In this paper, we study the problem of distributed matrix multiplication under various scenarios. Specifically, we focus on a scenario where a user has two matrices A and B and wishes to compute their product with the assistance of several distributed colluding servers, which is referred to as secure distributed matrix multiplication (SDMM). Meanwhile, we also consider its generalization by assuming that the user has two matrix batches, which is referred to as secure distributed batch matrix multiplication (SDBMM) or distributed batch matrix multiplication (DBMM) if the distributed servers are incurious. In a variant of this problem, we consider the problem of private and secure distributed matrix multiplication (PSDMM), where a user having a private matrix A and N non-colluding servers sharing a library of L (L>1) matrices $B^{(0)}, B^{(1)},...,B^{(L-1)}$, for which the user wishes to compute $AB^{(\theta)}$ for some $\theta\in [0, L)$ without revealing any information of the matrix A to the servers, and keeping the index $\theta$ private to the servers.

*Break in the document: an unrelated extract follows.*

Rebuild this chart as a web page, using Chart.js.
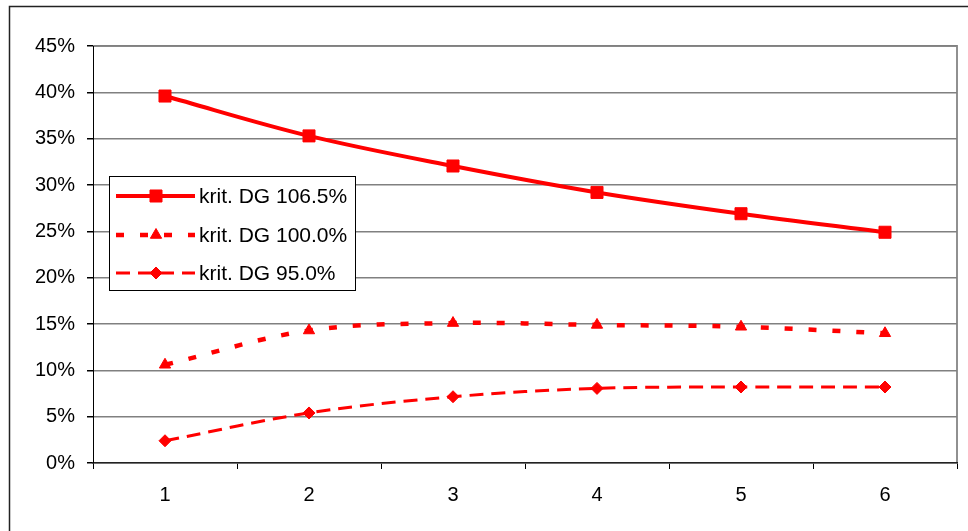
<!DOCTYPE html>
<html>
<head>
<meta charset="utf-8">
<script src="https://cdn.jsdelivr.net/npm/chart.js@4/dist/chart.umd.min.js"></script>
<style>
  html, body { margin: 0; padding: 0; background: #fff; }
  #wrap { width: 968px; height: 531px; }
</style>
</head>
<body>
<div id="wrap"><canvas id="c" width="968" height="531"></canvas></div>
<script>
// Categories on the x axis
const categories = ['1', '2', '3', '4', '5', '6'];

// Series values, in percent
const seriesNames = ['krit. DG 106.5%', 'krit. DG 100.0%', 'krit. DG 95.0%'];
const dg1065 = [39.6, 35.3, 32.05, 29.2, 26.9, 24.9];
const dg1000 = [10.6, 14.3, 15.1, 14.9, 14.7, 14.0];
const dg950  = [2.4, 5.4, 7.15, 8.05, 8.2, 8.2];

// Y axis ticks (percent)
const yMin = 0, yMax = 45, yStep = 5;

const RED = '#ff0000';
const FONT = "'Liberation Sans', Arial, sans-serif";

// Outer frame and plot-area border
const framePlugin = {
  id: 'frame',
  beforeDraw(chart) {
    const ctx = chart.ctx;
    const a = chart.chartArea;
    ctx.save();
    ctx.fillStyle = '#fff';
    ctx.fillRect(0, 0, chart.width, chart.height);
    ctx.strokeStyle = '#222';
    ctx.lineWidth = 1.5;
    ctx.strokeRect(9.5, 6.5, chart.width + 20, chart.height + 20);
    ctx.strokeStyle = '#909090';
    ctx.lineWidth = 2;
    ctx.beginPath();
    ctx.moveTo(a.left, a.top);
    ctx.lineTo(a.right, a.top);
    ctx.lineTo(a.right, a.bottom);
    ctx.stroke();
    ctx.restore();
  }
};

// Boxed legend inside the plot area, with line + marker samples
const boxLegend = {
  id: 'boxLegend',
  afterDraw(chart) {
    const ctx = chart.ctx;
    const bx = 109.5, by = 176.5, bw = 246, bh = 114;
    ctx.save();
    ctx.fillStyle = '#fff';
    ctx.fillRect(bx, by, bw, bh);
    ctx.strokeStyle = '#000';
    ctx.lineWidth = 1;
    ctx.strokeRect(bx, by, bw, bh);
    const rows = [196, 235, 273];
    chart.data.datasets.forEach((ds, i) => {
      const y = rows[i];
      ctx.save();
      ctx.strokeStyle = ds.borderColor;
      ctx.lineWidth = ds.borderWidth;
      ctx.setLineDash(ds.borderDash || []);
      ctx.beginPath();
      ctx.moveTo(116, y);
      ctx.lineTo(195, y);
      ctx.stroke();
      ctx.restore();
      ctx.save();
      ctx.fillStyle = ds.pointBackgroundColor;
      ctx.strokeStyle = ds.pointBorderColor;
      ctx.lineWidth = 1;
      ctx.setLineDash([]);
      Chart.helpers.drawPoint(ctx, {
        pointStyle: ds.pointStyle,
        radius: ds.pointRadius,
        rotation: 0,
        borderWidth: 1
      }, 156, y);
      ctx.restore();
      ctx.fillStyle = '#000';
      ctx.font = '21px ' + FONT;
      ctx.textBaseline = 'middle';
      ctx.textAlign = 'left';
      ctx.fillText(ds.label, 199, y + 1);
    });
    ctx.restore();
  }
};

function makeSeries(label, data, style) {
  return Object.assign({
    label: label,
    data: data,
    borderColor: RED,
    backgroundColor: RED,
    pointBackgroundColor: RED,
    pointBorderColor: RED,
    pointBorderWidth: 1,
    tension: 0.35,
    fill: false
  }, style);
}

new Chart(document.getElementById('c'), {
  type: 'line',
  data: {
    labels: categories,
    datasets: [
      makeSeries(seriesNames[0], dg1065, { borderWidth: 4, pointStyle: 'rect', pointRadius: 8.5 }),
      makeSeries(seriesNames[1], dg1000, { borderWidth: 4.5, borderDash: [8, 16], pointStyle: 'triangle', pointRadius: 6.5 }),
      makeSeries(seriesNames[2], dg950,  { borderWidth: 3, borderDash: [14, 8], pointStyle: 'rectRot', pointRadius: 6 })
    ]
  },
  options: {
    responsive: false,
    animation: false,
    devicePixelRatio: 1,
    layout: { padding: { left: 0, top: 46, right: 11, bottom: 0 } },
    plugins: {
      legend: { display: false },
      tooltip: { enabled: false }
    },
    scales: {
      x: {
        type: 'category',
        offset: true,
        afterFit(scale) { scale.height = 68; },
        grid: {
          offset: true,
          drawOnChartArea: false,
          drawTicks: true,
          tickLength: 6,
          tickColor: '#000'
        },
        border: { display: true, color: '#222', width: 1.5 },
        ticks: {
          color: '#000',
          font: { family: FONT, size: 20 },
          padding: 14,
          maxRotation: 0
        }
      },
      y: {
        min: yMin,
        max: yMax,
        afterFit(scale) { scale.width = 93; },
        grid: {
          color: '#808080',
          lineWidth: 1.5,
          drawTicks: true,
          tickLength: 6,
          tickColor: '#000'
        },
        border: { display: true, color: '#000', width: 1 },
        ticks: {
          stepSize: yStep,
          color: '#000',
          font: { family: FONT, size: 20 },
          padding: 12,
          callback: v => v + '%'
        }
      }
    }
  },
  plugins: [framePlugin, boxLegend]
});
</script>
</body>
</html>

Distributed matrix multiplication under these scenarios is supposed to have wide application potentials, such as machine learning and cloud computing. However, studies of distributed matrix multiplication are still scarce in the literature and there is much room for improvement. In this paper, we propose several new coding schemes for the various distributed matrix multiplication models, including two classes of SDMM codes, a DBMM code, an SDBMM code, and finally a PSDMM code. The proposed codes have a better performance than state-of-the-art schemes in that they can achieve a smaller recovery threshold and download cost as well as providing a more flexible tradeoff between the upload and download costs.